6) Set short term goals for the practice.
I remember being a swimmer when I was a young kid. My mom started us young, bless her heart, and we would go to our coach, Tita Ressie after school, three times a week, twice on weekdays after school and once on the weekends. Coach Ressie would make us do laps, twenty minutes, non-stop to start. Then bubbles. Then another twenty, this time sprint. I hated these laps. They made my lungs feel like they’d burst. We moved from the pool at the resort to the olympic sized one in the sports arena. I was given well-measured goals and very gradually got stronger and stronger. One of the experiences of my young life as it taught me discipline and showed me that measured pain was necessary to make progress possible. This experience got me the discipline to learn golf where I excelled and was able to join non-professional tournaments, some which I actually won and the confidence to become a licensed scuba diver (PADI).
7) Get out there!
Get some air, sunshine, new information, new friends, new trends. Infuse your body and mind with moving, flowing, light-infused energy.
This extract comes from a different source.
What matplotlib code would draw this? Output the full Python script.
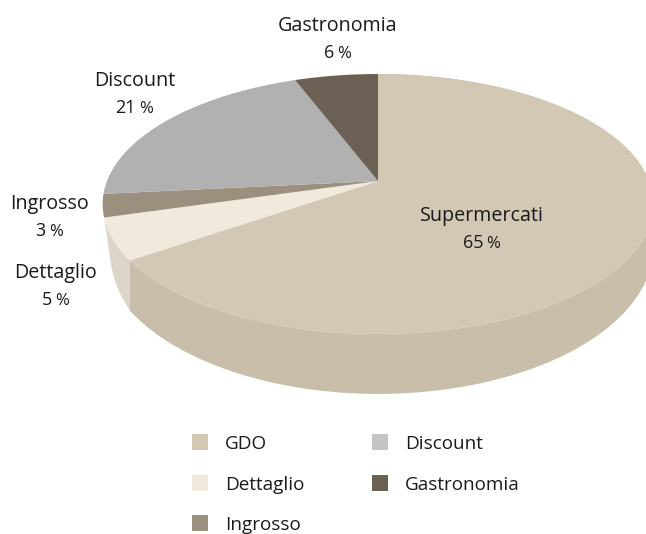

So there you go, creative folks! Not bad for an on-the-go post. I smile inwardly and give myself a pat on the shoulder. It didn’t take me that long after all. And this after I already gave my “Excuse Slip” to miss today’s post to which she ever so kindly gave me the permission to do so. I love your gentle persuasion, Wruddy. Your subtle ‘reverse psychology’ tactic, which I suspect you didn’t even know you were doing, worked its magic!
7:02PM. Time to study…and go! See you tomorrow for the update on the exam! Angels of study, be with me, thank yous and AMEN.